In 10 years, these stunted children will be in their final year of junior high school and are already legally qualified for nonhazardous jobs in retail or food service. In 13 years, they would have finished senior high school, and in about 17 years they would have graduated from college. However, without receiving the proper nutrition and health support, none of them will be able to reach any of those levels.

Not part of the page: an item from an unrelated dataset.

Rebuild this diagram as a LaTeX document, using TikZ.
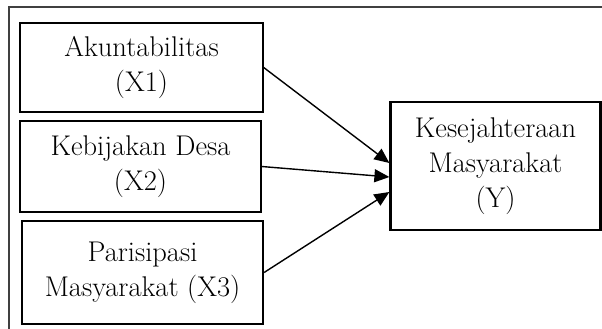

This is alarming because 75 percent of Filipino students were already considered low performers in mathematics, science, reading, and creative thinking in the 2022 Programme for International Student Assessment. A World Bank report the same year also found that nine in 10 Filipinos could not read and understand a simple age-appropriate text at age 10.
Not functionally literate
In addition, an Edcom 2 analysis also found that the highest-achieving Filipino students are only comparable to the average students in countries like Malaysia, Thailand, Brunei, and Vietnam, and to the weakest students in Singapore. Then there is the worrying number of Filipinos who are not functionally literate. Per the 2024 Functional Literacy, Education and Mass Media Survey, 19 million Filipinos aged 10 to 64 years, regardless of highest grade completed, were considered functionally illiterate because of the lack of comprehension skills—meaning they do not have the literacy necessary to handle most jobs and many everyday situations.

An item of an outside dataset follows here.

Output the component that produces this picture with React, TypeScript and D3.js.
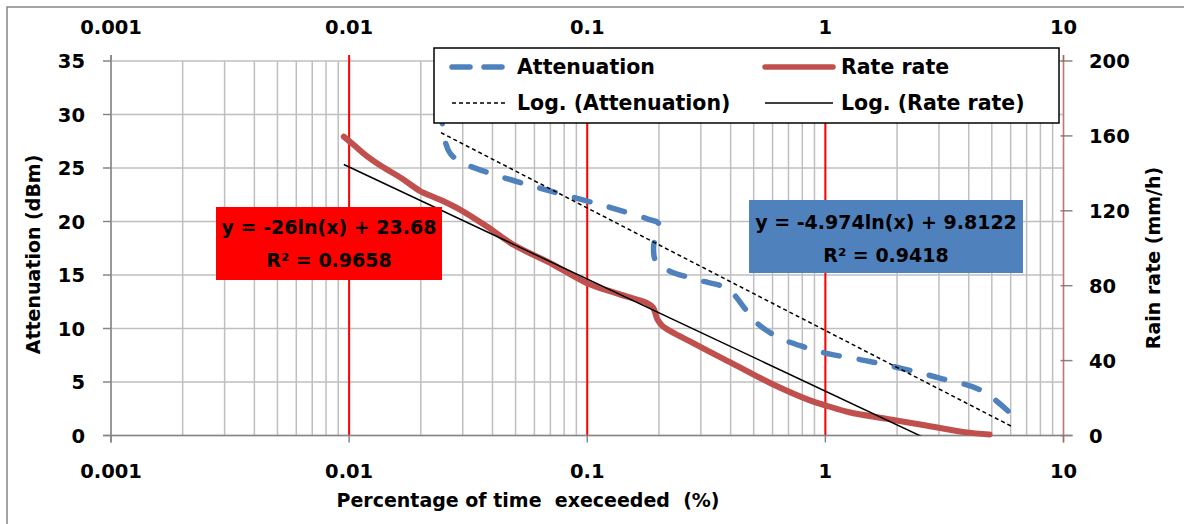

Sen. Bam Aquino, chair of the Senate committee on basic education, said the learning crisis cannot be solved without addressing the root: the lack of proper nutrition. Aquino has authored Senate Bill No. 2272, which seeks to expand the national nutrition program by introducing amendments to Republic Act No. 11307 or the Masustansyang Pagkain Para sa Batang Pilipino Act.

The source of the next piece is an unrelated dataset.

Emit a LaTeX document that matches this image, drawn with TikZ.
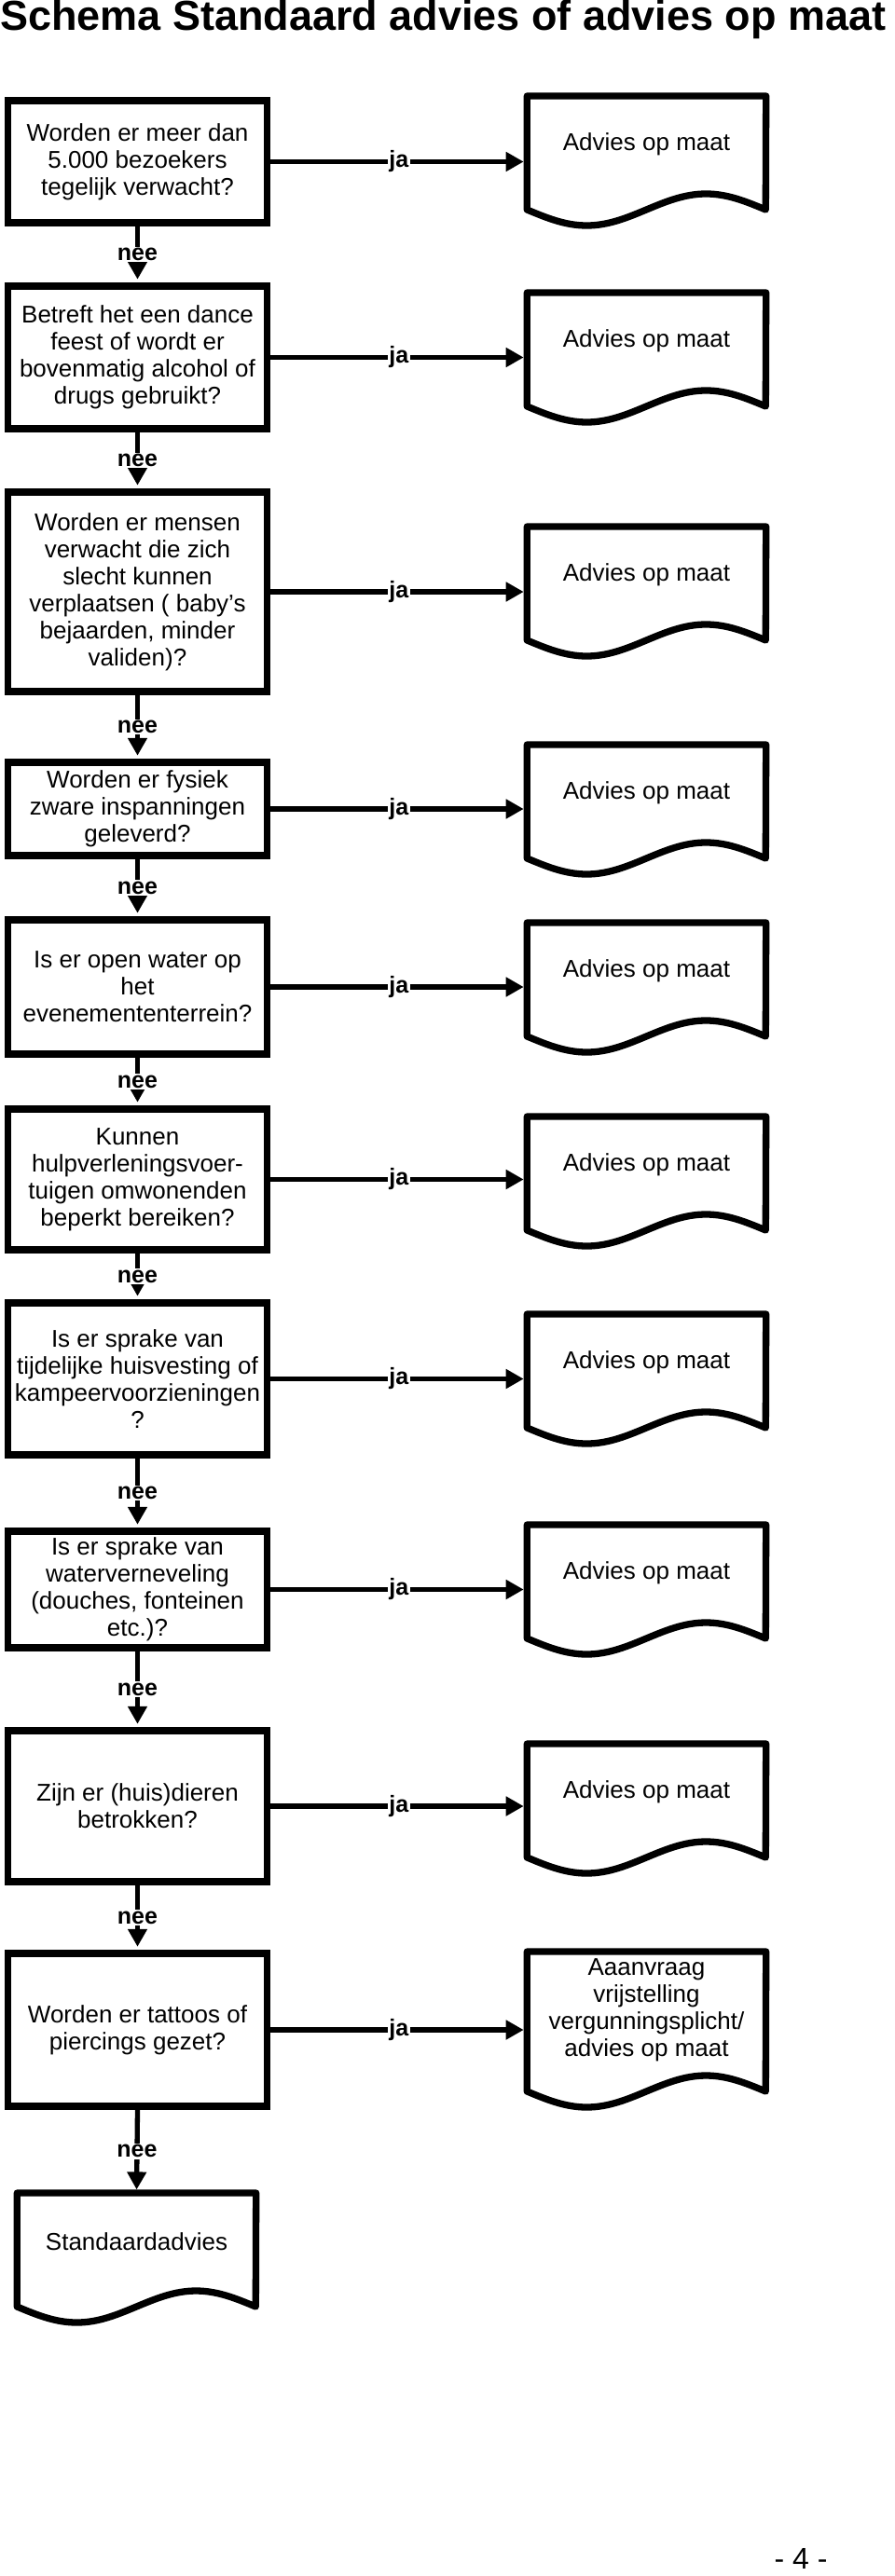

“One in four Filipino children do not reach their full potential. They will carry the lifelong burden of undernutrition … the lack of nutrition serves as a barrier to effective learning for Filipino students,” Aquino said last Wednesday during his sponsorship speech.
Universal feeding
SB 2272 adopts a life-stage approach to combating malnutrition, from pregnancy and infancy through toddlerhood, elementary school, and adolescence, ensuring that children receive appropriate support throughout their formative years. It also provides universal feeding for public school learners from kindergarten to Grade 3, considered critical years when children develop foundational literacy and numeracy skills.
The House of Representatives has passed its counterpart measure on third reading last June 3 before adjourning sine die. But due to the Senate leadership dispute, the upper chamber has only managed to pass SB 2272 on second reading during this week’s one-day special session. Lawmakers must act with haste to get this to the bicameral level as soon as possible.
Unless the goal is to keep poor Filipinos ignorant so they won’t develop critical thinking and continue electing inept, incompetent, and corrupt politicians, the government cannot just stand by and watch generations suffer from the lingering impacts of malnutrition and learning disabilities. It must provide all the necessary support to ensure a healthy population that will not be left behind by their global counterparts.